--- Start of Given data ---

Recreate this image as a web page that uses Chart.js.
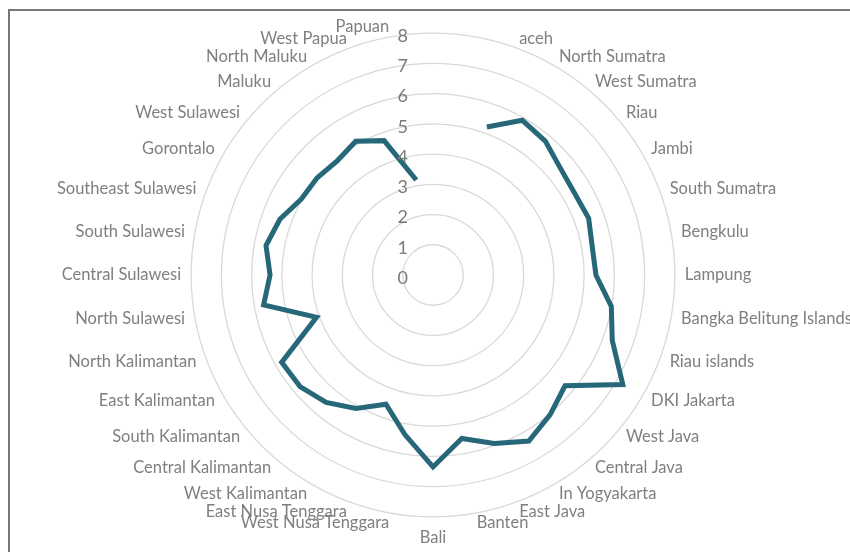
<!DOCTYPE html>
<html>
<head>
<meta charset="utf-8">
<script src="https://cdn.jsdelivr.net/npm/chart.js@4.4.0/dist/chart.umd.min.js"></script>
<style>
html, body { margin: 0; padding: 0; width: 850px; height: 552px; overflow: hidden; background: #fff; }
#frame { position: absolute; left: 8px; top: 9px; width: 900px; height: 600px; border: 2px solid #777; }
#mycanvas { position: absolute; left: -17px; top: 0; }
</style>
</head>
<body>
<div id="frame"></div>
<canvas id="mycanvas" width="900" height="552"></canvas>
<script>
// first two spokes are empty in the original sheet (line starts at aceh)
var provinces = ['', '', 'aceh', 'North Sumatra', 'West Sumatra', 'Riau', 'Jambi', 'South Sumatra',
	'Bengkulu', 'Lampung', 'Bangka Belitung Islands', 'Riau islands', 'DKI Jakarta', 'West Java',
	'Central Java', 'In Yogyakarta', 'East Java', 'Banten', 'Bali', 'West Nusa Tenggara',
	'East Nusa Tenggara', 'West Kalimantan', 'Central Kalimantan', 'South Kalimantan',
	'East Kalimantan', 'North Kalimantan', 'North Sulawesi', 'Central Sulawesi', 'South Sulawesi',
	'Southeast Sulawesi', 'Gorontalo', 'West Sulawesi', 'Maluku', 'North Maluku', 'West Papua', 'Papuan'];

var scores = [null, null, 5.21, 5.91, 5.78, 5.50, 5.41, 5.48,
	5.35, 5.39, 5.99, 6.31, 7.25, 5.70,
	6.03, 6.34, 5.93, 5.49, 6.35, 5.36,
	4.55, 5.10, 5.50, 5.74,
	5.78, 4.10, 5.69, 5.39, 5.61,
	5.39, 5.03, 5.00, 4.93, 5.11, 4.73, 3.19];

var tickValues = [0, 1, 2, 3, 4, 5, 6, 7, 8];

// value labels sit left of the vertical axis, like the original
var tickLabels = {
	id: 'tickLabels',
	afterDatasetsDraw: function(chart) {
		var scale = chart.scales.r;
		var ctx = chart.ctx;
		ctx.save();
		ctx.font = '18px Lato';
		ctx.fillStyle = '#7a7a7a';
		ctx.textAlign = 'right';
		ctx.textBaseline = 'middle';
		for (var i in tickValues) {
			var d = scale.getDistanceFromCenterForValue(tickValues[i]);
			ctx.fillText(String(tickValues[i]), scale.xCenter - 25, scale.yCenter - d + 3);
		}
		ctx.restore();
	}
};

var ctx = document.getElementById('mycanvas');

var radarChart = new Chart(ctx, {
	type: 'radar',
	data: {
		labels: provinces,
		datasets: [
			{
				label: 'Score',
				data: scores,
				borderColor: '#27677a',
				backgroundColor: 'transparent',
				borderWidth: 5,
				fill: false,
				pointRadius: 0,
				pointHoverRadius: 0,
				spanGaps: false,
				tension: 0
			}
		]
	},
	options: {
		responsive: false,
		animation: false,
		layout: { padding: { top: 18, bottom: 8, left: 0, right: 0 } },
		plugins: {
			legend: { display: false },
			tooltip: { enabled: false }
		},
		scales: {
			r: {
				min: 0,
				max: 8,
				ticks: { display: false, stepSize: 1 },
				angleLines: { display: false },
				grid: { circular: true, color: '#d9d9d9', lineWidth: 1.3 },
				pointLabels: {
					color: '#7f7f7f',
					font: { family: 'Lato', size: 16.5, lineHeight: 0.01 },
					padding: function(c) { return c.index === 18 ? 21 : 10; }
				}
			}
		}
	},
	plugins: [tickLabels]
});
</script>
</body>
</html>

--- End of Given data ---

[Short problem] Repeat the data exactly, dropping every picture it holds.

[Exercise answer]
Recreate this image as a web page that uses Chart.js.
<!DOCTYPE html>
<html>
<head>
<meta charset="utf-8">
<script src="https://cdn.jsdelivr.net/npm/chart.js@4.4.0/dist/chart.umd.min.js"></script>
<style>
html, body { margin: 0; padding: 0; width: 850px; height: 552px; overflow: hidden; background: #fff; }
#frame { position: absolute; left: 8px; top: 9px; width: 900px; height: 600px; border: 2px solid #777; }
#mycanvas { position: absolute; left: -17px; top: 0; }
</style>
</head>
<body>
<div id="frame"></div>
<canvas id="mycanvas" width="900" height="552"></canvas>
<script>
// first two spokes are empty in the original sheet (line starts at aceh)
var provinces = ['', '', 'aceh', 'North Sumatra', 'West Sumatra', 'Riau', 'Jambi', 'South Sumatra',
	'Bengkulu', 'Lampung', 'Bangka Belitung Islands', 'Riau islands', 'DKI Jakarta', 'West Java',
	'Central Java', 'In Yogyakarta', 'East Java', 'Banten', 'Bali', 'West Nusa Tenggara',
	'East Nusa Tenggara', 'West Kalimantan', 'Central Kalimantan', 'South Kalimantan',
	'East Kalimantan', 'North Kalimantan', 'North Sulawesi', 'Central Sulawesi', 'South Sulawesi',
	'Southeast Sulawesi', 'Gorontalo', 'West Sulawesi', 'Maluku', 'North Maluku', 'West Papua', 'Papuan'];

var scores = [null, null, 5.21, 5.91, 5.78, 5.50, 5.41, 5.48,
	5.35, 5.39, 5.99, 6.31, 7.25, 5.70,
	6.03, 6.34, 5.93, 5.49, 6.35, 5.36,
	4.55, 5.10, 5.50, 5.74,
	5.78, 4.10, 5.69, 5.39, 5.61,
	5.39, 5.03, 5.00, 4.93, 5.11, 4.73, 3.19];

var tickValues = [0, 1, 2, 3, 4, 5, 6, 7, 8];

// value labels sit left of the vertical axis, like the original
var tickLabels = {
	id: 'tickLabels',
	afterDatasetsDraw: function(chart) {
		var scale = chart.scales.r;
		var ctx = chart.ctx;
		ctx.save();
		ctx.font = '18px Lato';
		ctx.fillStyle = '#7a7a7a';
		ctx.textAlign = 'right';
		ctx.textBaseline = 'middle';
		for (var i in tickValues) {
			var d = scale.getDistanceFromCenterForValue(tickValues[i]);
			ctx.fillText(String(tickValues[i]), scale.xCenter - 25, scale.yCenter - d + 3);
		}
		ctx.restore();
	}
};

var ctx = document.getElementById('mycanvas');

var radarChart = new Chart(ctx, {
	type: 'radar',
	data: {
		labels: provinces,
		datasets: [
			{
				label: 'Score',
				data: scores,
				borderColor: '#27677a',
				backgroundColor: 'transparent',
				borderWidth: 5,
				fill: false,
				pointRadius: 0,
				pointHoverRadius: 0,
				spanGaps: false,
				tension: 0
			}
		]
	},
	options: {
		responsive: false,
		animation: false,
		layout: { padding: { top: 18, bottom: 8, left: 0, right: 0 } },
		plugins: {
			legend: { display: false },
			tooltip: { enabled: false }
		},
		scales: {
			r: {
				min: 0,
				max: 8,
				ticks: { display: false, stepSize: 1 },
				angleLines: { display: false },
				grid: { circular: true, color: '#d9d9d9', lineWidth: 1.3 },
				pointLabels: {
					color: '#7f7f7f',
					font: { family: 'Lato', size: 16.5, lineHeight: 0.01 },
					padding: function(c) { return c.index === 18 ? 21 : 10; }
				}
			}
		}
	},
	plugins: [tickLabels]
});
</script>
</body>
</html>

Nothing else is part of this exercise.